SET EXERCISE:
Return each line that holds the word "chart".

DATASET CONTENT:
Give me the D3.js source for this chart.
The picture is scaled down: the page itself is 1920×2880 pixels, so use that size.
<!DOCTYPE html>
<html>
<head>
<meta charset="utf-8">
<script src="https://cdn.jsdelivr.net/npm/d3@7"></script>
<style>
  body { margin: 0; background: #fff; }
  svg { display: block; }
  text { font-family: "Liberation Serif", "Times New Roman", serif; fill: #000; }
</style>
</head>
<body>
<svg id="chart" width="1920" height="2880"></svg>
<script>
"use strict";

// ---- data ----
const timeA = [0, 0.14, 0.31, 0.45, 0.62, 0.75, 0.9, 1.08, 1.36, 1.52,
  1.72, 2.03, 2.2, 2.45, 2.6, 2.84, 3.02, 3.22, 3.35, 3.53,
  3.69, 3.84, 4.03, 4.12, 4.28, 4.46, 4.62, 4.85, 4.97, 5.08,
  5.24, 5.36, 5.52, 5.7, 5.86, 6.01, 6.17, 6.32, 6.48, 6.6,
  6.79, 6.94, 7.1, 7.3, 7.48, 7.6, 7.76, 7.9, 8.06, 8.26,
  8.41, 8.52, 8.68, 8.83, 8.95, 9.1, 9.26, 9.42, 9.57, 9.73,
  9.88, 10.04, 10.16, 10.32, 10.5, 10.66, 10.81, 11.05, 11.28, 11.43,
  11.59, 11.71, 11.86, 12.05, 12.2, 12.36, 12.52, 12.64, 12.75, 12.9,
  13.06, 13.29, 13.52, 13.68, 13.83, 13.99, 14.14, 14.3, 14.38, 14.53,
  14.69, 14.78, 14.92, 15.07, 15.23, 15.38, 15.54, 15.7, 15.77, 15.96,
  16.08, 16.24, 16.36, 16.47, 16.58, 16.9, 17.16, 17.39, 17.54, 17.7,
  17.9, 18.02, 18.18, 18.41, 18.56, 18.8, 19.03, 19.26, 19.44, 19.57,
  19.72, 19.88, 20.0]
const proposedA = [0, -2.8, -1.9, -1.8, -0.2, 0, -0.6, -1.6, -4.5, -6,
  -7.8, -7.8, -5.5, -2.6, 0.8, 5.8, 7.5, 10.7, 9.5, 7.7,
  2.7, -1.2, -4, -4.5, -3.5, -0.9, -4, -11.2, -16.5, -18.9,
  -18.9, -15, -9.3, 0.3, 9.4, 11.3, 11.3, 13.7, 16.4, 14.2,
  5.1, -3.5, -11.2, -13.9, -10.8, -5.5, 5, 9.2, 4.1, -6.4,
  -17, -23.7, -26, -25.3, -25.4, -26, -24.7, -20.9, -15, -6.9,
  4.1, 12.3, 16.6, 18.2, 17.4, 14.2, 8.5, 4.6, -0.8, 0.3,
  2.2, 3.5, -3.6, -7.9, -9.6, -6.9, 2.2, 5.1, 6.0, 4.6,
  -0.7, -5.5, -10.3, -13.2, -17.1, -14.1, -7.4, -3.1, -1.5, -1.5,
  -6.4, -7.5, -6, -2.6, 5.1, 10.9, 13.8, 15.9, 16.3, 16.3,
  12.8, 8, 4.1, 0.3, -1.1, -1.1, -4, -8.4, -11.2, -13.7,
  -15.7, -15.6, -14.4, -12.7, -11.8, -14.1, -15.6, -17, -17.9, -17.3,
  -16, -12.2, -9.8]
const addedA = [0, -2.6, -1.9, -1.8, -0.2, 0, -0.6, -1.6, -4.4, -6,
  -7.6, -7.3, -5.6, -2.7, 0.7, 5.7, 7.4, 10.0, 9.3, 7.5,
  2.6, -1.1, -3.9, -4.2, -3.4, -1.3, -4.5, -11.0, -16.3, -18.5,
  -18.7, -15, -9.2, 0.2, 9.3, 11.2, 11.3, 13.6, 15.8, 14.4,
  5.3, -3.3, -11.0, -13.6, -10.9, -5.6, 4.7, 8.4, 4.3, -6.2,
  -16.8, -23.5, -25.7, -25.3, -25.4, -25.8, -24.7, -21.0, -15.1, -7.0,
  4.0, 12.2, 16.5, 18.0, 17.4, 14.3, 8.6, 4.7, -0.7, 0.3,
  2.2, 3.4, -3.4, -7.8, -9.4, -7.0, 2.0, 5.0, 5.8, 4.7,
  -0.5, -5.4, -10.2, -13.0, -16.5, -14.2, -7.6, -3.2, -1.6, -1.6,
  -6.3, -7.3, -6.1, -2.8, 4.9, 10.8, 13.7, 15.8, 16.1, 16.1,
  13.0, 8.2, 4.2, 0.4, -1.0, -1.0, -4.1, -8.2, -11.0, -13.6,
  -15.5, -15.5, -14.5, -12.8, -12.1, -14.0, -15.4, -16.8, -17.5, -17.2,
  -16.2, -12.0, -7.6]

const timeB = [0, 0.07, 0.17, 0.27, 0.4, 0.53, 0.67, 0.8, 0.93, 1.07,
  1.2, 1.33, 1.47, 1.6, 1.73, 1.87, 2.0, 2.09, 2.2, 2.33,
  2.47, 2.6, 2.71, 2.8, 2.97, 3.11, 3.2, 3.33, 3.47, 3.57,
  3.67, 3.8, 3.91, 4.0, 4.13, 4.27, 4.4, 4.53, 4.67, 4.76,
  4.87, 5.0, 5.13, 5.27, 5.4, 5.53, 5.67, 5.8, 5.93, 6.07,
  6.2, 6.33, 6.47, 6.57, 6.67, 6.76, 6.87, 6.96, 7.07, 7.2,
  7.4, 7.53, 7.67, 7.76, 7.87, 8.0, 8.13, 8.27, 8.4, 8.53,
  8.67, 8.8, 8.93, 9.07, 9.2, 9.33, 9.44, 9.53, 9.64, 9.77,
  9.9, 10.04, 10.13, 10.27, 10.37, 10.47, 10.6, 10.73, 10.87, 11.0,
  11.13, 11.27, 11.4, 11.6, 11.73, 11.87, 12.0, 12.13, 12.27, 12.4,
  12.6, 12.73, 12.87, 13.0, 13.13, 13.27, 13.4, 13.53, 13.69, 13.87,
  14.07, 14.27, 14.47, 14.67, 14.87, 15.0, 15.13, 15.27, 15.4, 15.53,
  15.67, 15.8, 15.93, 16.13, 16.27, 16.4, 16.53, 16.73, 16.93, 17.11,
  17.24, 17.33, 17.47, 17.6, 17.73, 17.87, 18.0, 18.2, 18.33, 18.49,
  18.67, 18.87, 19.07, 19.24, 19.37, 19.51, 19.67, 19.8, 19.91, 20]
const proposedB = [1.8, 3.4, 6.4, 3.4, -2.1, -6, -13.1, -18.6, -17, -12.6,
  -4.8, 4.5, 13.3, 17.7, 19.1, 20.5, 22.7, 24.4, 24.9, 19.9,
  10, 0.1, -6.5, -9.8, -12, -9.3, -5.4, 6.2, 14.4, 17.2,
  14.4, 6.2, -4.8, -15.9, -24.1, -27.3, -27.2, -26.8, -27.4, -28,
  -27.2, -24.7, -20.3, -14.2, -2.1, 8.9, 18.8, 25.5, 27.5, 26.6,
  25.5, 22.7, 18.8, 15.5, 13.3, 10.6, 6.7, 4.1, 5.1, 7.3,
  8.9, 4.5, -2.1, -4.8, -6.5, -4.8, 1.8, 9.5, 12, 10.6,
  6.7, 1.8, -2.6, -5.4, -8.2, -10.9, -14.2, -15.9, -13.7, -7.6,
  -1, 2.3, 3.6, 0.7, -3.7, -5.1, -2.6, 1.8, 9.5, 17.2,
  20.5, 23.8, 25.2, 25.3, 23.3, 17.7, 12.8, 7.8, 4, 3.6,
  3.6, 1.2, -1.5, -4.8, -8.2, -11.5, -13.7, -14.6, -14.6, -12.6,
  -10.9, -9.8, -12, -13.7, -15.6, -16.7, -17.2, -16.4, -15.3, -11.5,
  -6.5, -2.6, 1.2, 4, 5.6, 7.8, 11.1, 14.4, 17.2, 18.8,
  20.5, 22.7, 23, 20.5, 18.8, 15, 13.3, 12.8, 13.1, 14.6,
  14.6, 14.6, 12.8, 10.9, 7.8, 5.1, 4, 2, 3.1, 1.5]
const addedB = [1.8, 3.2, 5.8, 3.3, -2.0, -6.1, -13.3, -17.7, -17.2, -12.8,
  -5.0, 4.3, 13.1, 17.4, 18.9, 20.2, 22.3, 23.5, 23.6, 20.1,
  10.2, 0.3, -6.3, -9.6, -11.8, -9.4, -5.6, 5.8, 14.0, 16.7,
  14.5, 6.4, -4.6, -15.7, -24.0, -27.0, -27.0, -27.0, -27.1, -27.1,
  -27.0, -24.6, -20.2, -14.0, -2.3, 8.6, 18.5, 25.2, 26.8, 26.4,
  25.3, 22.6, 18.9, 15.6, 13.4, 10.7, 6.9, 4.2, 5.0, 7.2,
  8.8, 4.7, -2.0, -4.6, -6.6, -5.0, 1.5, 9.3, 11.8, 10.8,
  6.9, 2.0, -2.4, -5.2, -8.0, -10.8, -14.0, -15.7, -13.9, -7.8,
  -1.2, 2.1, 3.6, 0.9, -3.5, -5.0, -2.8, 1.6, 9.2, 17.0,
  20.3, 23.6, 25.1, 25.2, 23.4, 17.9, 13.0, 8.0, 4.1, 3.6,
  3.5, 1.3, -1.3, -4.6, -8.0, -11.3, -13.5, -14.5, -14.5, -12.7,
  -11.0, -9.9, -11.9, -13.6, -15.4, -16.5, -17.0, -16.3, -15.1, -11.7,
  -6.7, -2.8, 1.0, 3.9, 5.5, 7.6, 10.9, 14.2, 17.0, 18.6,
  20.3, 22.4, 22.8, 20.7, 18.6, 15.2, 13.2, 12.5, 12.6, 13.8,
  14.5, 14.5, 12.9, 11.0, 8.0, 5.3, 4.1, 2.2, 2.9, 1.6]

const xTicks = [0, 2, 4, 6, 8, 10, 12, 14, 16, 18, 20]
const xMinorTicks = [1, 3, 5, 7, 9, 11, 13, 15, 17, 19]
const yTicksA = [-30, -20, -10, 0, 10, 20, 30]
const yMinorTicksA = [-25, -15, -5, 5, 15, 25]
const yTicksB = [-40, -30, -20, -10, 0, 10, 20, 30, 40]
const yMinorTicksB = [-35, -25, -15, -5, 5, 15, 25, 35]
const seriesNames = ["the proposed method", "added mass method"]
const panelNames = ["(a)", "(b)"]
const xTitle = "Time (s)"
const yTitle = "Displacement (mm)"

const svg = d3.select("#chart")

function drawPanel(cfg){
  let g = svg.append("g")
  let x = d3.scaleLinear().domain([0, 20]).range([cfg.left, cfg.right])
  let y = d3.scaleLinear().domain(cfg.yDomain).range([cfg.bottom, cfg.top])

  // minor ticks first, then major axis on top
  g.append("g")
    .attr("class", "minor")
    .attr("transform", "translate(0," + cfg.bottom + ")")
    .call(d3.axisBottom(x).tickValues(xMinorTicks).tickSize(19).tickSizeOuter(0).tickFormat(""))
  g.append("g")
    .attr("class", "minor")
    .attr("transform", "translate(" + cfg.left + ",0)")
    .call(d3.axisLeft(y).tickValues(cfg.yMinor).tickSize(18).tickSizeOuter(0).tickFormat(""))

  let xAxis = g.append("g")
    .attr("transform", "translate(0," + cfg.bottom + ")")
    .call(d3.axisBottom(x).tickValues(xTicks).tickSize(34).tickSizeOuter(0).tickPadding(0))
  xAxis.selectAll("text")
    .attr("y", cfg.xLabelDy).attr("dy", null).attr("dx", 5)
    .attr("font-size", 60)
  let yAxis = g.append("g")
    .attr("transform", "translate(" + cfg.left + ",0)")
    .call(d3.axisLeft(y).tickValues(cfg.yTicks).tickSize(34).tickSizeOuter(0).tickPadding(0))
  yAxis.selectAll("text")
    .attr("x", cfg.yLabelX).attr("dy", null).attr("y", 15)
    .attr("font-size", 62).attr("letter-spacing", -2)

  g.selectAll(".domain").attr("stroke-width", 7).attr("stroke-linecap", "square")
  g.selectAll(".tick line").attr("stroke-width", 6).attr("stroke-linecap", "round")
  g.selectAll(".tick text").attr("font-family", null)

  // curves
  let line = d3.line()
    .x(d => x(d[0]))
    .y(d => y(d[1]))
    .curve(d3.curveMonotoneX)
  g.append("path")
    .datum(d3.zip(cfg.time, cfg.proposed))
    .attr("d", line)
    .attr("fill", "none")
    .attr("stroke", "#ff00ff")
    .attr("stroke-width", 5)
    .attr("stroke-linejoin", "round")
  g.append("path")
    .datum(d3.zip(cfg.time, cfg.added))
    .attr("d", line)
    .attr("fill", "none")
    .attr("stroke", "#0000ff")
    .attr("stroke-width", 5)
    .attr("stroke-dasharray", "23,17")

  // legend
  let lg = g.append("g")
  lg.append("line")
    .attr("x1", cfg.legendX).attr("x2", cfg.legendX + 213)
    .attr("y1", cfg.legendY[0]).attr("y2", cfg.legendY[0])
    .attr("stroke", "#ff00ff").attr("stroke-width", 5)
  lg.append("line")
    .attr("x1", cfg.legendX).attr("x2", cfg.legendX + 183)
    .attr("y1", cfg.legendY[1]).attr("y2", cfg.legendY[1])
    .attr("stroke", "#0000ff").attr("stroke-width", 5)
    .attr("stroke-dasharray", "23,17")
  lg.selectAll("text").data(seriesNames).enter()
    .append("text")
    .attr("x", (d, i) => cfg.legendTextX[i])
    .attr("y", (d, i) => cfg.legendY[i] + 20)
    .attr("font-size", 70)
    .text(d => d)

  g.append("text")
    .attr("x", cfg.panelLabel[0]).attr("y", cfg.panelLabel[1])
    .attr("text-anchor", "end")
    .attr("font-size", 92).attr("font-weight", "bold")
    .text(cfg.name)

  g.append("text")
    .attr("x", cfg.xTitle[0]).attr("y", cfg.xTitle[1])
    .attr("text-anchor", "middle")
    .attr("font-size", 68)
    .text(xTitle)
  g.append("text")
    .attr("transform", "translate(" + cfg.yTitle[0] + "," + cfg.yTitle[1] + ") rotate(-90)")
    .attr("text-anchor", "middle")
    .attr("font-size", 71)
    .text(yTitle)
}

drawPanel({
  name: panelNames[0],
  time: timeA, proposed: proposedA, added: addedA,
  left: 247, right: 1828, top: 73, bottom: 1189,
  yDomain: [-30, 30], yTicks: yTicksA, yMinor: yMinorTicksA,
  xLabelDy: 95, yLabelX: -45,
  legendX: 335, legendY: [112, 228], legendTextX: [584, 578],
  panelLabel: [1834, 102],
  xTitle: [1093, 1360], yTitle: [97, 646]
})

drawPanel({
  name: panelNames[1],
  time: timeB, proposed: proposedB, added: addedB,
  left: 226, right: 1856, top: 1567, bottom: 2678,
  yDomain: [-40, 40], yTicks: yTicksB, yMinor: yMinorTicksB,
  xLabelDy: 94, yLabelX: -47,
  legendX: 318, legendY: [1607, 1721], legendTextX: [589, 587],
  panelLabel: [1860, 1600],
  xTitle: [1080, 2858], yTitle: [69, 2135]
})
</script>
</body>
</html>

WRITTEN RESPONSE:
Give me the D3.js source for this chart.
<svg id="chart" width="1920" height="2880"></svg>
const svg = d3.select("#chart")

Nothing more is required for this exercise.